I just know that I've worked alongside a few Iranians and always been impressed by how tolerant, modern thinking, and up to date they were. They also train a lot of female engineers. So none of this surprises me -- I think the country is overripe for change. It's just that a lot of people who disagreed with the regime emigrated.

Rohan said...

The part that interests me is why bother to falsify the election? The religious leadership already gets to determine which candidates are allowed to run. So why would it matter which guy wins?

I wonder if there is something going on beneath the surface, like say two factions in the religious leadership clashing, and using this election as their proxy fight.

Klepsacovic said...

@Spinks: I'm hopeful.
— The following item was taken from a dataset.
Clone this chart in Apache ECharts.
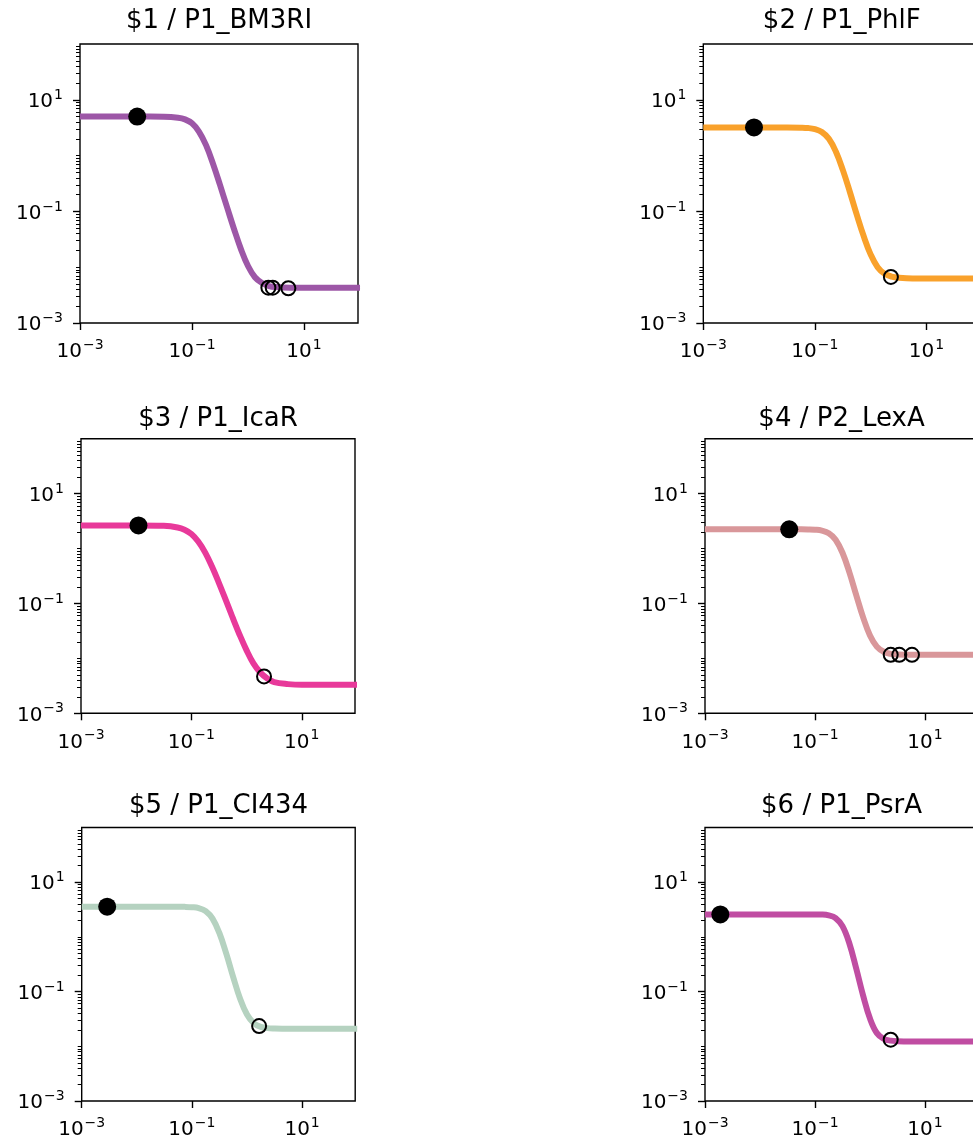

I believe that the reason Iraq had so much trouble is that democracy cannot be imposed, it must instead be fought for. Iranians look ready to fight. With luck it won't have to be too violent, but for that I hold less hope.

@Rohan: My father has a theory for this: the rigging was planned in advance, before the opposition looked to have a chance, when the skewed results would have made perfect sense. None of the opposition candidates looked like a big deal when they were being allowed in to the race and it's hard to pretend to have a democracy if you remove too many people.

TL;DR: They didn't anticipate anything which has happened.